Initially I thought about just lighting a completely full chimney of charcoal, as I was instructed it would be better to run a hotter fire to get a crispier skin.  I decided to use a minion method instead because I figured for my first smoke, I didn't want to let things get away from me.  But I'm not quite sure I did the minion method correctly.  I loaded my Weber charcoal chimney full of Kingsford, and poured in on the charcoal grate.  I then pulled out 20 briquettes, and lit those in the top of the chimney.  The flames weren't completely out when I dumped them on top of the unlit coals because I was running out of time and needed to get the cook going.  They were mostly ashed over, but flames were still licking the top of some of the coals.  I then put a couple of Applewood chunks just on the edge of the lit coals.  I then placed on my Turkey legs. 

I was monitoring the temp of the cook chamber with a Taylor probe.  It took a little while to get up to temp, but it eventually got around 250 degrees.....this is about where I was able to maintain the temp through most of the cook.  I got worried right away when there was a ton of smoke billowing out of the stack.....it was very strong and was burning my eyes.  I was worried I was going to ruin my meat!  I could peer inside the side vents on the smoke chamber, and my freaking wood was on fire!  I opened the top of the smoke chamber and noticed that those 20 lit coals had already started lighting the unlit coals beneath it pretty well, and my wood was full bore on fire.  I thought for sure I screwed this up already.  I tried closing the side smoker vents to kill the flames, but whenever I did this my chamber temps started falling into the low 200s.  It seems the only way I could maintain 250 or higher was to have the vents between 1/4-1/2 open......but even with this, and maintaining a 250 cook chamber temp, my wood kept going up in flames.  I thought the wood was just supposed to smolder instead of being completely on fire?  Eventually I ended up pulling out my initial three chunks of wood and dosing them with water because they just wouldn't stop being on fire.  I tried adding new chunks to the edge of the coals, but those all kept catching fire as well.  I just decided to roll with it. 

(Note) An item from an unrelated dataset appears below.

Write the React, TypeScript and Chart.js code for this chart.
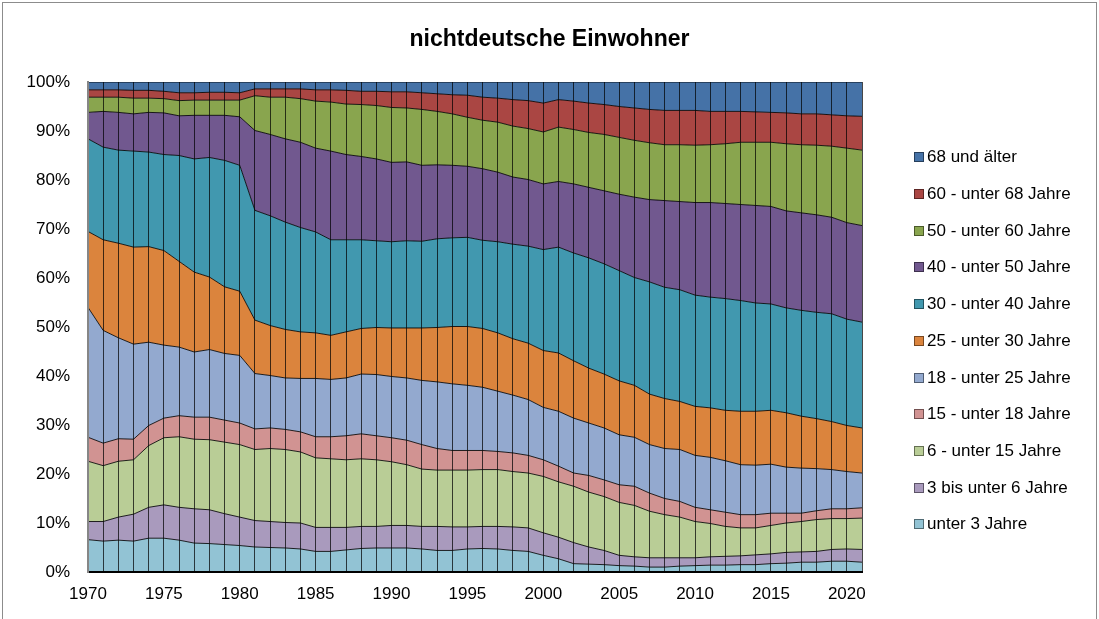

Well, after two hours my turkey legs were only registering 120-130, and I only had an hour to go before dinner.  I decided to fire up the gas side of the grill and I finished the legs off there.  Within a half hour the legs were up to 175. I'm pretty sure if I would have kept them smoking they wouldn't have gotten up to temp in time, even at the three hour mark! 

Despite my problems (or so I think) with the fire, the turkey legs tasted awesome!  I thought the smoke would be too powerful due to how much it smoked in the beginning and due to my wood catching fire all the time, but the smoke taste was very light, just like it should have been.  The skin was fairly crisp, but still a little rubbery in some places, but not too bad. 

So I'm not sure what to think here....the end product was great.....but I feel like something went wrong with my smoking technique due to the coals all lighting right away, the wood catching fire, and my turkey not cooking a fast as I hoped even after two hours.  Any advice for next time?  Here are some pics!



 
If you wrap the wood in tinfoil and poke a few holes, it won't flame up. A few weeks ago, I did some hams on a Weber kettle grill and ran the charcoal around the perimeter so it burned like a fuse. I had wood chunks about every 5 inches and just let them burn. I could see nice very blue smoke when the coals ignited each piece.

Turkey drumsticks are on my to do list. Here is a really cool thread from Pop's on pulling the ligaments out.

http://www.smokingmeatforums.com/t/130992/taking-the-ligaments-out-of-the-drumstick-all-at-once

Your drumsticks look great! That hammy turkey flavor is amazing.
 
so just loosely put the wood chunks in like a foil pouch and poke some holes?  Or tightly wrap the foil around the wood chunks?